U.S. hands are not clean in a region where the United States has been complicit in the humanitarian nightmare in Yemen. From 2015 to 2021, the United States has sold $55 billion in military support to Saudi Arabia and the United Arab Emirates to support their war against the Houthis in Yemen. A congressional watchdog agency, the Government Accountability Office (GAO), has concluded that neither the Department of State nor the Department of Defense has made any effort to learn about the misuse of this weaponry. What is known is that, during this period, 23,000 airstrikes killed or injured more than 18,000 civilians, according to UN estimates. The GAO endorsed UN findings that U.S. weaponry “may have been used in strikes that caused substantial civilian harm in a manner that violated international humanitarian law.”
The Post article echoes comments from official U.S. sources, alleging that the United States is “scaling down after decades of war in Iraq and Afghanistan,” but there is no sign of a reduced U.S. naval and naval air presence in the region. The Obama administration announced a “pivot” from the Middle East to China more than a decade ago, but there has been no sign of a pivot. Meanwhile, the United States continues to levy serous economic sanctions against Iran, and demonstrates no willingness to return to the Joint Comprehensive Plan of Action—the Iran nuclear accord—without significant concessions on the part of Tehran. The Post credits the Biden administration with “putting greater emphasis on diplomacy with Tehran,” but produces no evidence of diplomatic activity.
The boilerplate conclusion to the Post’s article demonstrates a willingness to cater to the Biden administration. It quotes a National Security Council spokesperson, speaking on the condition of anonymity under ground rules set by the White House, stating that “There is nothing President Biden takes more seriously than the security of U.S. personnel deployed overseas.” Why would any member of the mainstream media, let alone the Washington Post, repeat a throw-away line from a member of the NSC, let alone a place of anonymity?
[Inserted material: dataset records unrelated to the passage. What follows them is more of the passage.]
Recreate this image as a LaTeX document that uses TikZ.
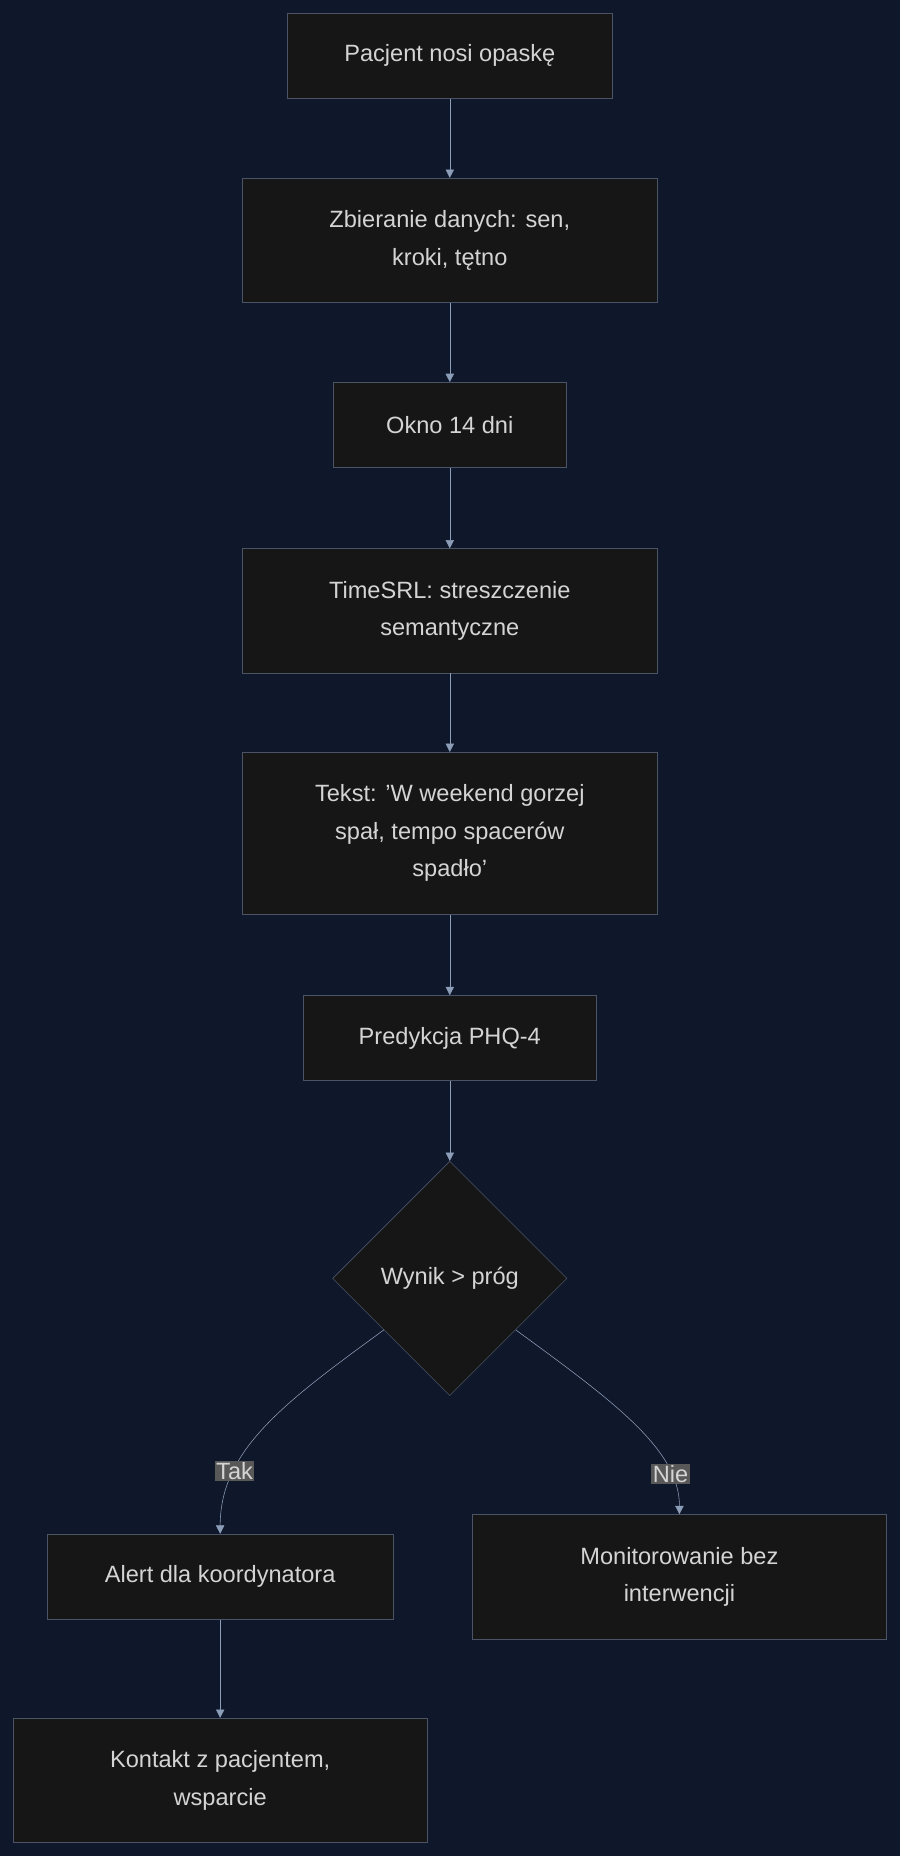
\documentclass[tikz,border=0pt]{standalone}
\usepackage{fontspec}
\setmainfont{Liberation Sans}
\usetikzlibrary{arrows.meta, positioning, shapes.geometric}
\definecolor{bgcol}{HTML}{0F172A}
\definecolor{boxcol}{HTML}{161616}
\definecolor{edgecol}{HTML}{4A5466}
\definecolor{txtcol}{HTML}{D4D4D4}
\definecolor{arrcol}{HTML}{8C9DB8}
\definecolor{lblcol}{HTML}{585858}
\begin{document}
\begin{tikzpicture}[x=0.03cm, y=-0.03cm, >={Triangle[length=6pt, width=6pt]},
        block/.style={rectangle, draw=edgecol, fill=boxcol, text=txtcol, align=center, font=\fontsize{17}{27}\selectfont, minimum width=10.5cm, minimum height=2.16cm, inner sep=0pt},
        dec_block/.style={diamond, draw=edgecol, fill=boxcol, text=txtcol, font=\fontsize{17}{27}\selectfont, minimum width=5.94cm, minimum height=5.94cm, inner sep=0pt},
        lbl/.style={fill=lblcol, text=txtcol, font=\fontsize{17}{20}\selectfont, inner sep=1pt},
        line/.style={draw=arrcol, ->}]

        % Background
        \fill [bgcol] (0,0) rectangle (760,1568);

        % Nodes
        \node [block, minimum width=8.22cm] (wear) at (380,47) {Pacjent nosi opaskę};
        \node [block, minimum height=3.15cm] (collect) at (380,203) {Zbieranie danych: sen,\\kroki, tętno};
        \node [block, minimum width=5.91cm] (window) at (380,359) {Okno 14 dni};
        \node [block, minimum height=3.15cm] (timesrl) at (380,516) {TimeSRL: streszczenie\\semantyczne};
        \node [block, minimum height=4.11cm] (text) at (380,704) {Tekst: 'W weekend gorzej\\spał, tempo spacerów\\spadło'};
        \node [block, minimum width=7.44cm] (phq) at (380,877) {Predykcja PHQ-4};
        \node [dec_block] (score) at (380,1080) {Wynik > próg};
        \node [block, minimum width=8.76cm] (alert) at (186,1332) {Alert dla koordynatora};
        \node [block, minimum height=3.15cm] (monitor) at (574,1332) {Monitorowanie bez\\interwencji};
        \node [block, minimum height=3.15cm] (contact) at (186,1504) {Kontakt z pacjentem,\\wsparcie};

        % Paths
        \path [line] (wear) -- (collect);
        \path [line] (collect) -- (window);
        \path [line] (window) -- (timesrl);
        \path [line] (timesrl) -- (text);
        \path [line] (text) -- (phq);
        \path [line] (phq) -- (score);
        \path [line] (score.218) .. controls (240,1185) and (186,1225) .. (alert.north)
            node [lbl, pos=0.72] (yes) {Tak};
        \path [line] (score.322) .. controls (520,1185) and (574,1225) .. (monitor.north)
            node [lbl, pos=0.78] (no) {Nie};
        \path [line] (alert) -- (contact);
    \end{tikzpicture}
\end{document}
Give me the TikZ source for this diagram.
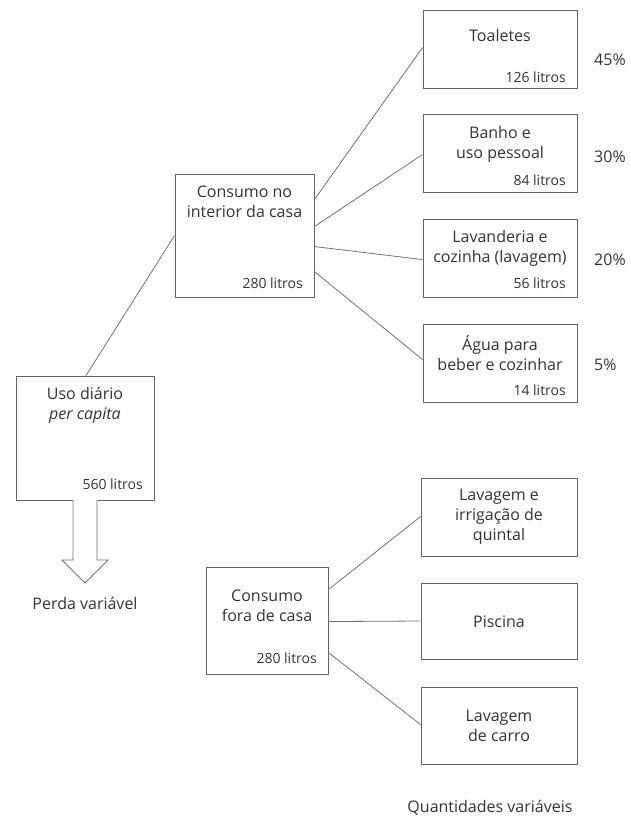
\documentclass[tikz,border=0pt]{standalone}
\usepackage{fontspec}
\setmainfont{Open Sans}
\begin{document}
\begin{tikzpicture}[x=1pt,y=-1pt,
  box/.style={draw=black!60, line width=0.9pt, minimum width=#1, inner sep=0pt},
  ttl/.style={text=black!80, font=\fontsize{16}{20}\selectfont, align=center, inner sep=0pt, anchor=center},
  lit/.style={text=black!80, font=\fontsize{14}{17}\selectfont, inner sep=0pt, anchor=east},
  pct/.style={text=black!80, font=\fontsize{16}{19}\selectfont, inner sep=0pt, anchor=west},
  conn/.style={draw=black!55, line width=0.8pt}]
\useasboundingbox (0,0) rectangle (631,817);
% boxes
\node[box=138pt, minimum height=124pt] (uso) at (85,438) {};
\node[box=139pt, minimum height=123pt] (int) at (244.5,235.5) {};
\node[box=154pt, minimum height=78pt] (toa) at (500,49) {};
\node[box=154pt, minimum height=78pt] (ban) at (500,153) {};
\node[box=154pt, minimum height=78pt] (lav) at (500,258) {};
\node[box=154pt, minimum height=78pt] (agu) at (500,363) {};
\node[box=122pt, minimum height=107pt] (fora) at (267,620.5) {};
\node[box=156pt, minimum height=78pt] (irr) at (499,517) {};
\node[box=156pt, minimum height=76pt] (pis) at (499,621) {};
\node[box=156pt, minimum height=77pt] (car) at (499,725.5) {};
% texts
\node[ttl] (usot) at (85,405) {Uso diário\\\textit{per capita}};
\node[lit] (usol) at (143,484) {560 litros};
\node[ttl] (intt) at (244.5,202) {Consumo no\\interior da casa};
\node[lit] (intl) at (303,283) {280 litros};
\node[ttl] (toat) at (500,35) {Toaletes};
\node[lit] (toal) at (566,77) {126 litros};
\node[ttl] (bant) at (500,144.5) {Banho e\\uso pessoal};
\node[lit] (banl) at (566,180) {84 litros};
\node[ttl] (lavt) at (500,248) {Lavanderia e\\cozinha (lavagem)};
\node[lit] (lavl) at (566,283) {56 litros};
\node[ttl] (agut) at (500,353) {Água para\\beber e cozinhar};
\node[lit] (agul) at (566,390) {14 litros};
\node[ttl] (forat) at (267,606) {Consumo\\fora de casa};
\node[lit] (foral) at (317,658) {280 litros};
\node[ttl] (irrt) at (499,517) {Lavagem e\\irrigação de\\quintal};
\node[ttl] (pist) at (499,622) {Piscina};
\node[ttl] (cart) at (499,726) {Lavagem\\de carro};
\node[pct] (p45) at (594,60) {45\%};
\node[pct] (p30) at (594,157) {30\%};
\node[pct] (p20) at (594,260) {20\%};
\node[pct] (p5) at (594,365) {5\%};
\node[ttl] (perda) at (85,603) {Perda variável};
\node[ttl] (quant) at (490,808) {Quantidades variáveis};
% connectors
\draw[conn] ([xshift=1pt]uso.north) -- ([yshift=-62pt]int.north west);
\draw[conn] ([yshift=-26pt]int.north east) -- ([yshift=-38pt]toa.north west);
\draw[conn] ([yshift=-53pt]int.north east) -- ([yshift=-41pt]ban.north west);
\draw[conn] ([yshift=-73pt]int.north east) -- ([yshift=-41pt]lav.north west);
\draw[conn] ([yshift=-98pt]int.north east) -- ([yshift=-36pt]agu.north west);
\draw[conn] ([yshift=-23pt]fora.north east) -- ([yshift=-39pt]irr.north west);
\draw[conn] ([yshift=-55pt]fora.north east) -- (pis.west);
\draw[conn] ([yshift=-86pt]fora.north east) -- ([yshift=-38pt]car.north west);
% hollow arrow
\draw[draw=black!55, line width=0.8pt, fill=white]
  (73,500) -- (73,560) -- (62,560) -- (85,583) -- (108,560) -- (97,560) -- (97,500);
\end{tikzpicture}
\end{document}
And when will Post writers stop being stenographers for whichever administration occupies the White House?
President Biden visits both Israel and Saudi Arabia later this week, and the danger is that he will endorse the aggressive strategies that Israeli and Saudi leaders want to put into place against Iran. During his presidential campaign, Biden promised to treat Saudi Arabia as a pariah due to the sadistic killing of Saudi dissident journalist Jamal Khashoggi. Instead he is traveling to Riyadh hat in hand to secure greater oil production from OPEC. Thus far, Joe Biden’s policies toward Israel and Saudi Arabia appear no different from those of Donald Trump.
In the wake of Biden’s visit, I will assess the dangers of any U.S security alliance in the Middle East that targets Iran.